Transcribe the full listing exactly, and drop every picture.

Start of Dataset section

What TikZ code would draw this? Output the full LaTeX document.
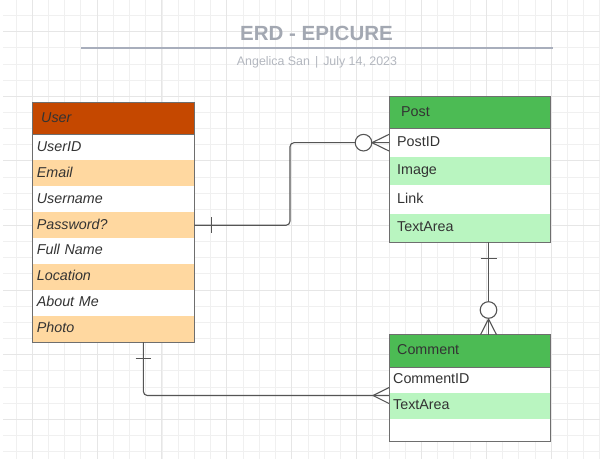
\documentclass[tikz,border=0pt]{standalone}
\usepackage{fontspec}
\setmainfont{Liberation Sans}
\definecolor{titlecol}{HTML}{A3A8B2}
\definecolor{subcol}{HTML}{B3B7BF}
\definecolor{rulecol}{HTML}{A8AEBC}
\definecolor{userhead}{HTML}{C54800}
\definecolor{orangerow}{HTML}{FFD8A0}
\definecolor{greenhead}{HTML}{4CBB54}
\definecolor{greenrow}{HTML}{B9F5C0}
\definecolor{txt}{HTML}{333333}
\definecolor{boxline}{HTML}{6E6E6E}
\definecolor{conncol}{HTML}{555555}
\definecolor{gridminor}{HTML}{F0F0F0}
\definecolor{gridmajor}{HTML}{E6E6E6}
\newcommand{\cellfont}{\fontsize{14.3}{16}\selectfont}
\tikzset{
  cell/.style={rectangle, anchor=north west, inner ysep=0pt, align=left,
    text height=10.5pt, text depth=3pt, font=\cellfont, text=txt},
  ucell/.style={cell, minimum width=161.7pt, text width=153pt, inner xsep=4.35pt,
    minimum height=25.93pt, font=\cellfont\itshape},
  uhead/.style={cell, minimum width=161.7pt, text width=144.3pt, inner xsep=8.7pt,
    minimum height=32pt, font=\cellfont\itshape, fill=userhead},
  pcell/.style={cell, minimum width=161.3pt, text width=145.3pt, inner xsep=8pt,
    minimum height=28.35pt},
  phead/.style={cell, minimum width=161.3pt, text width=137.3pt, inner xsep=12pt,
    minimum height=32.3pt, fill=greenhead},
  ccell/.style={cell, minimum width=161.3pt, text width=153.3pt, inner xsep=4pt,
    minimum height=26pt},
  chead/.style={cell, minimum width=161.3pt, text width=145.3pt, inner xsep=8pt,
    minimum height=32.3pt, fill=greenhead},
  outline/.style={draw=boxline, line width=1pt},
  conn/.style={draw=conncol, line width=1.1pt},
  gminor/.style={draw=gridminor, line width=0.9pt},
  gmajor/.style={draw=gridmajor, line width=1pt}
}
\begin{document}
\begin{tikzpicture}[x=1pt,y=-1pt]
\useasboundingbox (0,0) rectangle (600,467);
\fill[white] (0,0) rectangle (600,467);
% grid
\foreach \k in {0,...,36}{\pgfmathsetmacro\xx{16+16.22*\k}\draw[gminor] (\xx,0) -- (\xx,459);}
\foreach \k in {0,...,27}{\pgfmathsetmacro\yy{15.5+16.15*\k}\draw[gminor] (3,\yy) -- (600,\yy);}
\foreach \k in {1,5,...,33}{\pgfmathsetmacro\xx{16+16.22*\k}\draw[gmajor] (\xx,0) -- (\xx,459);}
\foreach \k in {1,5,...,25}{\pgfmathsetmacro\yy{15.5+16.15*\k}\draw[gmajor] (3,\yy) -- (600,\yy);}

% title
\node[anchor=base, inner sep=0pt, font=\fontsize{20.5}{24}\selectfont\bfseries, text=titlecol] (title) at (316.5,40) {ERD - EPICURE};
\coordinate (rl) at (81,47.7);
\coordinate (rr) at (553,47.7);
\draw[draw=rulecol, line width=1.8pt] (rl) -- (rr);
\node[anchor=base, inner sep=0pt, font=\fontsize{12.4}{14}\selectfont, text=subcol] (sub) at (317,65) {Angelica San\hspace{5pt}|\hspace{5pt}July 14, 2023};

% User entity
\node[uhead] (uh) at (32.3,102.3) {User};
\node[ucell, fill=white]     (u1) at (32.3,134.3) {UserID};
\node[ucell, fill=orangerow] (u2) at (32.3,160.23) {Email};
\node[ucell, fill=white]     (u3) at (32.3,186.16) {Username};
\node[ucell, fill=orangerow] (u4) at (32.3,212.09) {Password?};
\node[ucell, fill=white]     (u5) at (32.3,238.02) {Full Name};
\node[ucell, fill=orangerow] (u6) at (32.3,263.95) {Location};
\node[ucell, fill=white]     (u7) at (32.3,289.88) {About Me};
\node[ucell, fill=orangerow] (u8) at (32.3,315.81) {Photo};
\draw[outline] (uh.south west) -- (uh.south east);
\draw[outline] (uh.north west) rectangle (u8.south east);

% Post entity
\node[phead] (ph) at (389,96) {Post};
\node[pcell, fill=white]    (p1) at (389,128.3) {PostID};
\node[pcell, fill=greenrow] (p2) at (389,156.65) {Image};
\node[pcell, fill=white]    (p3) at (389,185) {Link};
\node[pcell, fill=greenrow] (p4) at (389,213.35) {TextArea};
\draw[outline] (ph.south west) -- (ph.south east);
\draw[outline] (ph.north west) rectangle (p4.south east);

% Comment entity
\node[chead] (ch) at (389,334.7) {Comment};
\node[ccell, fill=white]    (c1) at (389,367) {CommentID};
\node[ccell, fill=greenrow] (c2) at (389,393) {TextArea};
\node[ccell, fill=white, minimum height=22pt] (c3) at (389,419) {};
\draw[outline] (ch.south west) -- (ch.south east);
\draw[outline] (ch.north west) rectangle (c3.south east);

% User -- Post (one to zero-or-many)
\draw[conn, rounded corners=4pt] (u4.east) -| ([xshift=-99pt]p1.west) -- (p1.west);
\draw[conn] ([xshift=16.7pt,yshift=7.8pt]u4.east) -- ([xshift=16.7pt,yshift=-7.8pt]u4.east);
\draw[conn, fill=white] ([xshift=-25.5pt]p1.west) circle[radius=8.3pt];
\draw[conn] ([yshift=8.3pt]p1.west) -- ([xshift=-17pt]p1.west) -- ([yshift=-8.3pt]p1.west);

% Post -- Comment (one to zero-or-many)
\draw[conn] ([xshift=18.65pt]p4.south) -- ([xshift=18.65pt]ch.north);
\draw[conn] ([xshift=10.65pt,yshift=-16.6pt]p4.south) -- ([xshift=26.65pt,yshift=-16.6pt]p4.south);
\draw[conn, fill=white] ([xshift=18.65pt,yshift=24.7pt]ch.north) circle[radius=8.3pt];
\draw[conn] ([xshift=10.65pt]ch.north) -- ([xshift=18.65pt,yshift=15.7pt]ch.north) -- ([xshift=26.65pt]ch.north);

% User -- Comment (one to many)
\draw[conn, rounded corners=4pt] ([xshift=30pt]u8.south) |- ([yshift=-2.5pt]c2.north west);
\draw[conn] ([xshift=22.3pt,yshift=-16.6pt]u8.south) -- ([xshift=37.7pt,yshift=-16.6pt]u8.south);
\draw[conn] ([yshift=5.5pt]c2.north west) -- ([xshift=-16pt,yshift=-2.5pt]c2.north west) -- ([yshift=-10.5pt]c2.north west);
\end{tikzpicture}
\end{document}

End of Dataset section

■ **Response**:
What TikZ code would draw this? Output the full LaTeX document.
\documentclass[tikz,border=0pt]{standalone}
\usepackage{fontspec}
\setmainfont{Liberation Sans}
\definecolor{titlecol}{HTML}{A3A8B2}
\definecolor{subcol}{HTML}{B3B7BF}
\definecolor{rulecol}{HTML}{A8AEBC}
\definecolor{userhead}{HTML}{C54800}
\definecolor{orangerow}{HTML}{FFD8A0}
\definecolor{greenhead}{HTML}{4CBB54}
\definecolor{greenrow}{HTML}{B9F5C0}
\definecolor{txt}{HTML}{333333}
\definecolor{boxline}{HTML}{6E6E6E}
\definecolor{conncol}{HTML}{555555}
\definecolor{gridminor}{HTML}{F0F0F0}
\definecolor{gridmajor}{HTML}{E6E6E6}
\newcommand{\cellfont}{\fontsize{14.3}{16}\selectfont}
\tikzset{
  cell/.style={rectangle, anchor=north west, inner ysep=0pt, align=left,
    text height=10.5pt, text depth=3pt, font=\cellfont, text=txt},
  ucell/.style={cell, minimum width=161.7pt, text width=153pt, inner xsep=4.35pt,
    minimum height=25.93pt, font=\cellfont\itshape},
  uhead/.style={cell, minimum width=161.7pt, text width=144.3pt, inner xsep=8.7pt,
    minimum height=32pt, font=\cellfont\itshape, fill=userhead},
  pcell/.style={cell, minimum width=161.3pt, text width=145.3pt, inner xsep=8pt,
    minimum height=28.35pt},
  phead/.style={cell, minimum width=161.3pt, text width=137.3pt, inner xsep=12pt,
    minimum height=32.3pt, fill=greenhead},
  ccell/.style={cell, minimum width=161.3pt, text width=153.3pt, inner xsep=4pt,
    minimum height=26pt},
  chead/.style={cell, minimum width=161.3pt, text width=145.3pt, inner xsep=8pt,
    minimum height=32.3pt, fill=greenhead},
  outline/.style={draw=boxline, line width=1pt},
  conn/.style={draw=conncol, line width=1.1pt},
  gminor/.style={draw=gridminor, line width=0.9pt},
  gmajor/.style={draw=gridmajor, line width=1pt}
}
\begin{document}
\begin{tikzpicture}[x=1pt,y=-1pt]
\useasboundingbox (0,0) rectangle (600,467);
\fill[white] (0,0) rectangle (600,467);
% grid
\foreach \k in {0,...,36}{\pgfmathsetmacro\xx{16+16.22*\k}\draw[gminor] (\xx,0) -- (\xx,459);}
\foreach \k in {0,...,27}{\pgfmathsetmacro\yy{15.5+16.15*\k}\draw[gminor] (3,\yy) -- (600,\yy);}
\foreach \k in {1,5,...,33}{\pgfmathsetmacro\xx{16+16.22*\k}\draw[gmajor] (\xx,0) -- (\xx,459);}
\foreach \k in {1,5,...,25}{\pgfmathsetmacro\yy{15.5+16.15*\k}\draw[gmajor] (3,\yy) -- (600,\yy);}

% title
\node[anchor=base, inner sep=0pt, font=\fontsize{20.5}{24}\selectfont\bfseries, text=titlecol] (title) at (316.5,40) {ERD - EPICURE};
\coordinate (rl) at (81,47.7);
\coordinate (rr) at (553,47.7);
\draw[draw=rulecol, line width=1.8pt] (rl) -- (rr);
\node[anchor=base, inner sep=0pt, font=\fontsize{12.4}{14}\selectfont, text=subcol] (sub) at (317,65) {Angelica San\hspace{5pt}|\hspace{5pt}July 14, 2023};

% User entity
\node[uhead] (uh) at (32.3,102.3) {User};
\node[ucell, fill=white]     (u1) at (32.3,134.3) {UserID};
\node[ucell, fill=orangerow] (u2) at (32.3,160.23) {Email};
\node[ucell, fill=white]     (u3) at (32.3,186.16) {Username};
\node[ucell, fill=orangerow] (u4) at (32.3,212.09) {Password?};
\node[ucell, fill=white]     (u5) at (32.3,238.02) {Full Name};
\node[ucell, fill=orangerow] (u6) at (32.3,263.95) {Location};
\node[ucell, fill=white]     (u7) at (32.3,289.88) {About Me};
\node[ucell, fill=orangerow] (u8) at (32.3,315.81) {Photo};
\draw[outline] (uh.south west) -- (uh.south east);
\draw[outline] (uh.north west) rectangle (u8.south east);

% Post entity
\node[phead] (ph) at (389,96) {Post};
\node[pcell, fill=white]    (p1) at (389,128.3) {PostID};
\node[pcell, fill=greenrow] (p2) at (389,156.65) {Image};
\node[pcell, fill=white]    (p3) at (389,185) {Link};
\node[pcell, fill=greenrow] (p4) at (389,213.35) {TextArea};
\draw[outline] (ph.south west) -- (ph.south east);
\draw[outline] (ph.north west) rectangle (p4.south east);

% Comment entity
\node[chead] (ch) at (389,334.7) {Comment};
\node[ccell, fill=white]    (c1) at (389,367) {CommentID};
\node[ccell, fill=greenrow] (c2) at (389,393) {TextArea};
\node[ccell, fill=white, minimum height=22pt] (c3) at (389,419) {};
\draw[outline] (ch.south west) -- (ch.south east);
\draw[outline] (ch.north west) rectangle (c3.south east);

% User -- Post (one to zero-or-many)
\draw[conn, rounded corners=4pt] (u4.east) -| ([xshift=-99pt]p1.west) -- (p1.west);
\draw[conn] ([xshift=16.7pt,yshift=7.8pt]u4.east) -- ([xshift=16.7pt,yshift=-7.8pt]u4.east);
\draw[conn, fill=white] ([xshift=-25.5pt]p1.west) circle[radius=8.3pt];
\draw[conn] ([yshift=8.3pt]p1.west) -- ([xshift=-17pt]p1.west) -- ([yshift=-8.3pt]p1.west);

% Post -- Comment (one to zero-or-many)
\draw[conn] ([xshift=18.65pt]p4.south) -- ([xshift=18.65pt]ch.north);
\draw[conn] ([xshift=10.65pt,yshift=-16.6pt]p4.south) -- ([xshift=26.65pt,yshift=-16.6pt]p4.south);
\draw[conn, fill=white] ([xshift=18.65pt,yshift=24.7pt]ch.north) circle[radius=8.3pt];
\draw[conn] ([xshift=10.65pt]ch.north) -- ([xshift=18.65pt,yshift=15.7pt]ch.north) -- ([xshift=26.65pt]ch.north);

% User -- Comment (one to many)
\draw[conn, rounded corners=4pt] ([xshift=30pt]u8.south) |- ([yshift=-2.5pt]c2.north west);
\draw[conn] ([xshift=22.3pt,yshift=-16.6pt]u8.south) -- ([xshift=37.7pt,yshift=-16.6pt]u8.south);
\draw[conn] ([yshift=5.5pt]c2.north west) -- ([xshift=-16pt,yshift=-2.5pt]c2.north west) -- ([yshift=-10.5pt]c2.north west);
\end{tikzpicture}
\end{document}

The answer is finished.